GitGuardian’s $50 million Series C funding round is more than a capital milestone — it is a market signal that secrets security and non-human identity management have become inseparable disciplines in enterprise cybersecurity. The investment reflects growing recognition that the credentials binding together modern software infrastructure are among the most exploited and least governed assets in the organisation.
Secrets — API keys, tokens, private certificates, database credentials — are the connective tissue of every cloud-native application. They authenticate machine-to-machine communication, authorise service integrations, and underpin the automation pipelines that drive operational efficiency. But they are also proliferating at a pace that has outrun most governance frameworks. GitGuardian’s research consistently shows that secrets are committed to source code repositories, embedded in container images, and left in plaintext across collaboration platforms at an alarming rate.
The NHI dimension of this problem is increasingly acute. Every secret is, at its core, a non-human identity credential — a key that grants a machine, service, or agent the right to act within a system. When a secret is exposed, it is not just a data leak; it is an identity compromise. An attacker who possesses a valid API key or service token can impersonate a trusted machine identity, traverse network boundaries, and exfiltrate data without triggering authentication alerts.
GitGuardian’s platform addresses this by detecting secrets across the software development lifecycle — in commits, pull requests, CI/CD pipelines, and deployed artefacts. The Series C investment signals the company’s intention to expand this coverage into runtime environments, where AI agents and automated workflows are generating ephemeral credentials that are even harder to track than static secrets.

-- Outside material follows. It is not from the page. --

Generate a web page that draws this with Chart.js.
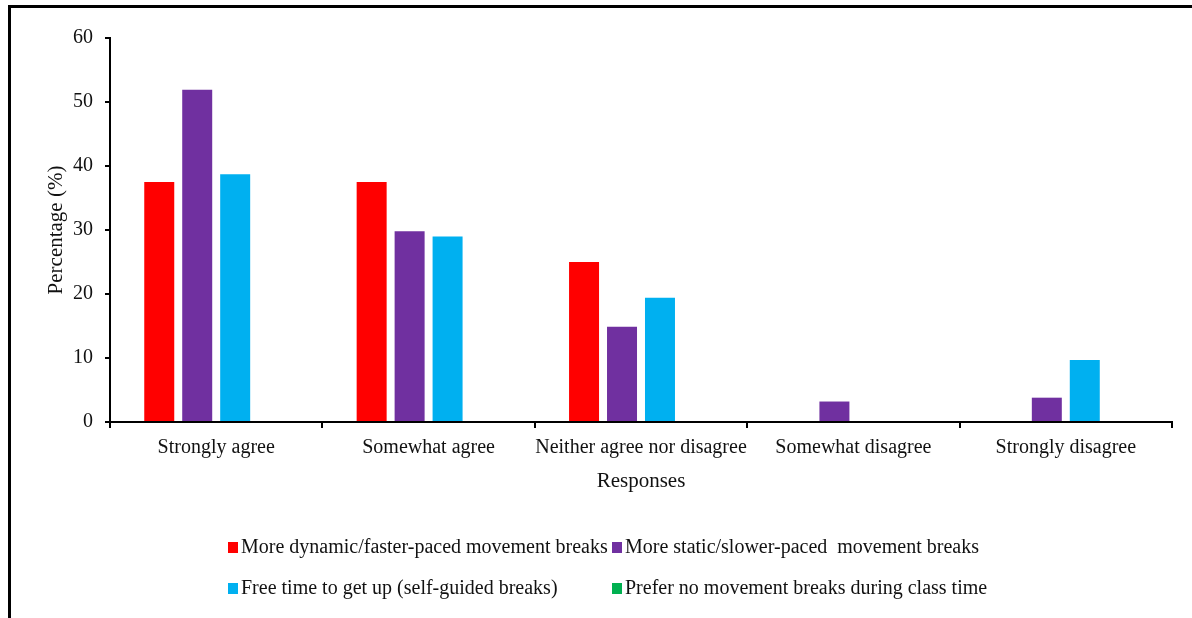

For security leaders, the GitGuardian funding round crystallises a broader market trend: organisations are beginning to treat secrets management not as a developer tooling problem but as a core identity security function. The intersection of secrets hygiene and NHI governance is where the next generation of machine identity programmes will be built — and where the most impactful security improvements can be achieved.
The investment also validates the urgency of the agentic identity challenge. As AI agents become first-class participants in enterprise workflows, the secrets they consume, generate, and transmit become part of the NHI attack surface. Governing these credentials requires the same rigour applied to human user access — continuous monitoring, just-in-time provisioning, and automated revocation.